A couple weeks ago, my husband Brad took off work to help with our Elementary school field day – but field day was postponed because of rain so he decided to keep his (much needed) day off and together we took a “hooky day.” He planned a day of exploring local Nashville art galleries for the two of us around town. The day was perfect – not only did we have some wonderful one-on-one time while our 3 girls were in school, but we also got to see and enjoy local and international artists AND explore our city like we never have before!
I’m sharing our route if you’d like to re-create our art crawl, more or less (you’ll see that a couple galleries have either moved or closed, but we found other ways to enjoy the art). It’s a fun route to check out whether you’re visiting Nashville or live here and want to try something new & unique. Every gallery we visited was free to the public and also showed a smaller, intimate collection of art. (Aside: While we didn’t bring our kids, I believe that all of the galleries are kid-friendly – older kids for sure – or stroller/carrier friendly for the youngest & all of the galleries are near fun coffee or ice cream shops if you need a break – with or without kids).

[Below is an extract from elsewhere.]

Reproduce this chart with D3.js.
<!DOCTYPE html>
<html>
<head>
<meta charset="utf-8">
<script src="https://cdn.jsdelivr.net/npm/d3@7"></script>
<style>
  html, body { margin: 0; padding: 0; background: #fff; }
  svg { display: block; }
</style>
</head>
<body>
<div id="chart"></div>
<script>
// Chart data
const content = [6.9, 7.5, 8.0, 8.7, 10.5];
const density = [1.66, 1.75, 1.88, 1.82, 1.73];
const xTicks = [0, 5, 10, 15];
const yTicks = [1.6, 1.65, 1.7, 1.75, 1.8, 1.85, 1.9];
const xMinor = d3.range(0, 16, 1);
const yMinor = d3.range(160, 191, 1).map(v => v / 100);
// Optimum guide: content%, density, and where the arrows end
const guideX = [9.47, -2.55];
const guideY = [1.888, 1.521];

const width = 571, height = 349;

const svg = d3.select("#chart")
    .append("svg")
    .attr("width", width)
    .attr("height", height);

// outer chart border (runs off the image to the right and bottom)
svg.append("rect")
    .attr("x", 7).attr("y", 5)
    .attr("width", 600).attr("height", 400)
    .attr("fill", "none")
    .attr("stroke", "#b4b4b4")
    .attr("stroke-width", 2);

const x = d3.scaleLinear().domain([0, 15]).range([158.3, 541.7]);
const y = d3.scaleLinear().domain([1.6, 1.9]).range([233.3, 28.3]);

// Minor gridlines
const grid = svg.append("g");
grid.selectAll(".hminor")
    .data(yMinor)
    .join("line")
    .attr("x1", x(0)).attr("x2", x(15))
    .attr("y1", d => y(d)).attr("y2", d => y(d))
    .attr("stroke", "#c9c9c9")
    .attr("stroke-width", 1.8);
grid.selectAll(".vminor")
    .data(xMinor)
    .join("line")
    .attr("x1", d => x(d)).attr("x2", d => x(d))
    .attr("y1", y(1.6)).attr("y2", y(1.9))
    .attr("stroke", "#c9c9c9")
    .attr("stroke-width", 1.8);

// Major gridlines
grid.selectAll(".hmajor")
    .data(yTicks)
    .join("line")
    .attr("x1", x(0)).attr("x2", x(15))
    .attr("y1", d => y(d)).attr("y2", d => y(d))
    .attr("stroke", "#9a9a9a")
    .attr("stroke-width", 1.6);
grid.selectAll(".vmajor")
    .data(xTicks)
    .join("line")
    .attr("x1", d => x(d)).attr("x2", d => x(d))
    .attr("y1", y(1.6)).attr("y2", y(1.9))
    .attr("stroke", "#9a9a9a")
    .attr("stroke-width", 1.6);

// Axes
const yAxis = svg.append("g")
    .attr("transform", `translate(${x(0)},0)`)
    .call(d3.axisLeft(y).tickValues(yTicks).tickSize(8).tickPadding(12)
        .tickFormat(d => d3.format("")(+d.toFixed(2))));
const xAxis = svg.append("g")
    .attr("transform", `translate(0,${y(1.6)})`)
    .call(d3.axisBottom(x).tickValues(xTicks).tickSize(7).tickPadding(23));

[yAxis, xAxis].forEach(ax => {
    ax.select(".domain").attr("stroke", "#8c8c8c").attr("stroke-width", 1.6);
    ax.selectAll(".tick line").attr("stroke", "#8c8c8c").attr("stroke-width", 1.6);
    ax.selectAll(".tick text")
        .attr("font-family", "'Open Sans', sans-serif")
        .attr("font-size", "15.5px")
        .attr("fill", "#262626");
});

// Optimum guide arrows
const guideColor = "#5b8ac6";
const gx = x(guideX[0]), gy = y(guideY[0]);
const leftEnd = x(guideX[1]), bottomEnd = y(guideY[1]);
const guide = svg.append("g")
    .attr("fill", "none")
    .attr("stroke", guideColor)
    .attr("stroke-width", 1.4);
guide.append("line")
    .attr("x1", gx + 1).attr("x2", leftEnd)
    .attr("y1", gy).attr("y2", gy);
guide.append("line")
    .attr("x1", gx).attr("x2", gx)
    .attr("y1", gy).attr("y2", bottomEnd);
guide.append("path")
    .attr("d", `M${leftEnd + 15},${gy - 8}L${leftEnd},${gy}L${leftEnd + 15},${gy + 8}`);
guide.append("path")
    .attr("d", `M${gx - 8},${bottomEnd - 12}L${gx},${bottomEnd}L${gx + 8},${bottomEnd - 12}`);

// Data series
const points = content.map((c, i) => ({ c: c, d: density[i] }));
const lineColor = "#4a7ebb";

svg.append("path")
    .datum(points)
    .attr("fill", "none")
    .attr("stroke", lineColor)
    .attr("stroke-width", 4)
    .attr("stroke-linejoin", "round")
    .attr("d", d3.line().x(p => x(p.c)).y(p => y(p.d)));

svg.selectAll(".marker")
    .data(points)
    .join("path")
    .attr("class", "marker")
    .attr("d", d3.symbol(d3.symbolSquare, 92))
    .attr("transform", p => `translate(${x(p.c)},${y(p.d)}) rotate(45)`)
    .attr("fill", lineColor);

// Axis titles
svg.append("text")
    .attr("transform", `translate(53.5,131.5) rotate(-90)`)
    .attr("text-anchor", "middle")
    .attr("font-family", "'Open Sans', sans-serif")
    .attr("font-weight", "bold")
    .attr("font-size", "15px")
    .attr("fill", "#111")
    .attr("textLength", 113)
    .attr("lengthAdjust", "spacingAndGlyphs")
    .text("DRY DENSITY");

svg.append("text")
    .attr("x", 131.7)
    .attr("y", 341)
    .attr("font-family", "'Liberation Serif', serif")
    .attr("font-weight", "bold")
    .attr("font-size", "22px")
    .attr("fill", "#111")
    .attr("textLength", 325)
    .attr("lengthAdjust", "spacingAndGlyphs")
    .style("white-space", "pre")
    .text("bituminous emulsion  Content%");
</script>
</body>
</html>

Bennett Gallery, Green Hills
Bennett Galleries is a great local gallery and custom framing shop. They have been in Nashville since 1977. I loved every work in here from the contemporary paintings and landscapes to the gorgeous sculptures. There were some unique pieces including paintings on old church organ pipes and some breathtaking mixed media work. Bennett Gallery shows local, regional and International artists.
Smallest Art Gallery, Hillsboro Village
This is one gallery we were most excited to visit! Sadly, it is no longer here, despite our flustered attempts to track it down. Maybe we should reach out to get it back up again. No worries, though, Jeni’s ice cream is on the block so we enjoyed the art of the perfect ice cream cone, instead.
Haynes Gallery, Franklin
This was another failed attempt at discovering a new local gallery since Haynes was originally in Music Row on Division but has recently moved to Franklin, TN. We will definitely get down to this gallery one day soon, but in the meantime, walking to the old location provided great views of Nashville’s Musica statue by Alan LeQuire (Keep reading for more on Alan LeQuire).
White’s Mercantile, 12 South
The Arts Company, Downtown
The Arts Company is one of several small galleries downtown (near The Frothy Monkey if you need a coffee break or a sweet treat). We enjoyed the current exhibition of Daryl Thetford and I was especially drawn to the work by Laura Nugent. The Arts Company is a small gallery with a nice variety of work to view.
The Rymer Gallery, Downtown
Just down from The Arts Gallery, The Rymer Gallery is in a stunning space with works that both Brad and I loved. Everything in here was intriguing – from the driftwood and glass art to the crayon art; from the paper cutting to the works painted on sheet music. Their exhibitions change regularly, but it is clear that they are always worthwhile. Also,be sure to check out the exit door in the back for another Chris Coleman Art sighting.
(The Tinney Contemporary is down a bit from The Rymer Gallery, but they were changing exhibitions, so we didn’t go in this time – however we peeked at some great pieces through the window!)
Carvidae Collective, Arcade Downtown
Across the street from the previous three galleries is Nashville’s Historic Arcade building filled with several galleries. Due to time constraints, we only visited the Carvidae Collective which also felt a bit like a curiosity museum – two levels with lots of rooms and unique artwork and books made for a fun adventure. They also sell some local jewelry and art products.
LeQuire Gallery, Charlotte Ave, Sylvan Park
Our final stop (before picking our kids up from school) was at LeQuire Gallery near our house. We walked in about 10 minutes before they closed and a gentleman was on a ladder changing a light bulb in the gallery space. He came down to greet us and introduced himself as the artist, Alan Lequire. Alan is a Nashville art luminary – he created Athena at the Parthenon, Musica at Music Row and the Women’s Suffrage Monument in Centennial Park, among many other things. Admittedly we were a little star struck as we chatted about art and sculpture and light bulbs! We were able to view a new International exhibition before it opened the following day and tour his studio (which is open to the public). It was the prefect, personal ending to our day of art.